At the turn for Valentine's the beaten tail ender, Fleuriste came down to leave eleven continuing down the canal side with all still harbouring some hope of being involved in the finish. Tommy Pickernell had even considered pulling Pathfinder up going to Bechers but now felt that the weakening front runners gave his mount hope.

Congress took up the running as the runners began to bunch up crossing the Anchor Bridge with Victoire second ahead of the rapildly improving Dainty. La Viene was next with Bar One, Duc de Beaufort, Marmora, Pathfinder and Jackal all still very much carrying hopes of victory. Sparrow was next but under pressure while Laburnam was last and appearing to be in some distress, stumbling badly upon entering the straight where it was clear the horse had badly broken down and was pulled up.

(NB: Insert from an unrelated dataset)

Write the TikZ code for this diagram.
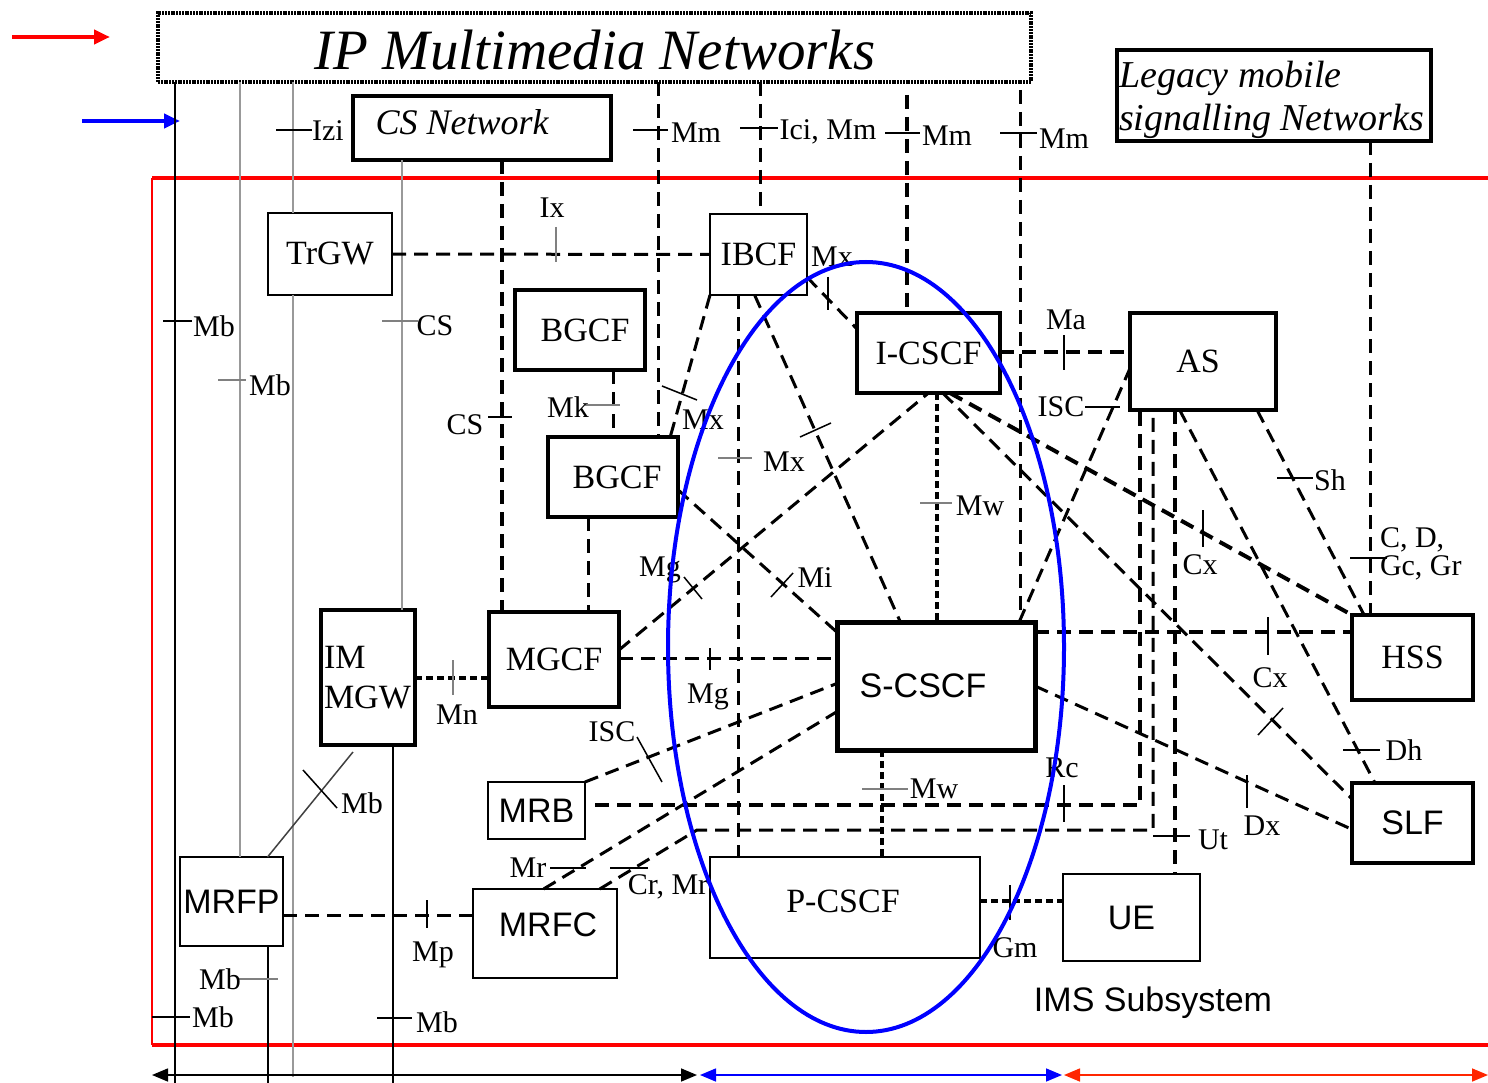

Turning into the straight Congress was quickly passed by Dainty, La Viene, Pathfinder, Jackal and Marmora, thee five being the only ones appearing to have the remaining energy to fight out a finish. Dainty led over the two hurdles but Pickernell wore her down on Pathfinder to clinch his third Grand National victory by a length, La Viene was three lengths down and finishing third, just a head up on Jackal.

==Finishing Order==

| Position | Name | Jockey | Handicap (st-lb) | SP | Distance | Colours |
|---|---|---|---|---|---|---|
| Winner | Pathfinder | Tommy Pickernell | 10-11 | 100-6 | One length | Purple and white hoops, white cap, purple piping |
| Second | Dainty | Joseph Hathaway | 11-0 | 25-1 | 3 lengths | Green, black sash and cap |
| Third | La Veine | Johnny Page | 11-12 | 6-1 Co Fav | A head | Brown, red cap |
| Fourth | Jackal | Dick Marsh | 11-11 | 6-1 Co Fav |  | Blue, black cap |
| Fifth | Marmora | Jack Jones | 11-2 | 100-8 |  | Brown, blue sleeves and cap |
| Sixth | Victoire | Jerry Barnes | 10-3 | 50-1 |  | Yellow, blue cap |
| Seventh | Sparrow | Alfred Gregory | 11-2 | 100-7 |  | Brown, black cap |
| Eighth | Duc De Beaufort | Captain Doggie Smith | 11-13 | 100-8 | Eased and walked in | Purple, cerise sleeves, black cap |
| Ninth | Congress | Ted Wilson | 12-4 | 7-1 | Eased and walked in | White, orange sash and cap |
| Run In | Bar One | Nicholson | 11-4 | 50-1 | Pulled up and when lying 8th and did not pass the post | Cerise, whites sleeves, black cap |
| Fence 23 {Penultimate Hurdle} | Laburnum | James Jewitt | 11-12 | 20-1 | Broke down badly and pulled up | White, blue cap |
| Fence 19 {Turn for Valentine's} | Fleuriste | Robert I'Anson | 11-0 | 33-1 | Fell | Purple, yellow sash, black cap |
| Fence 14 {Rails and Ditch} | Miss Hungerford | Gilbert Elliott | 11-10 | 20-1 | Brought Down | Blue, white sleeves and cap |
| Fence 14 {Rail and Ditch} | Sailor | S Fleming | 11-7 | 100-8 | Fell | Buff, red sleeves and cap |
| Fence 2 {Rail and Ditch} | Clonave | Pat Gavin | 12-1 | 9-1 | Fell | Black, white sash and cap |
| Fence 2 {Rails and Ditch} | New York | E. Dalglish | 10-13 | 50-1 | Fell | Pink and black hoops, pink cap |
| Fence 2 {Rails and Ditch} | St Aubyn | Thomas Pickett | 11-7 | 40-1 | Fell | Buff, red sash and cap |
| Fence 1 {Hedge} | Furley | John Goodwin | 12-2 | 50-1 | Refused | Blue, black and red quartered cap |
| Fence 1 {Hedge} | Messager | Whiteley | 11-7 | 33-1 | Fell | Brown, blue cap |

==Aftermath==
It later emerged that Tommy Pickernell had overindulged in a pre race drink to such an extent that he allegedly asked one of his rivals, which was he should be facing at the start. Having regained his sobriety to a suitable extent in running, Pickernell actually considered pulling Pathfinder up approaching Bechers for the second time, feeling that his horse was out of contention. However, the pace dropped off to such an extent along the Canal side that all those still in the race were tightly packed approaching the race course for the final time.

Laburnam had pulled up having badly broken down entering the racecourse and despite the vets working for two weeks to restore the horse to health, were unable to do so.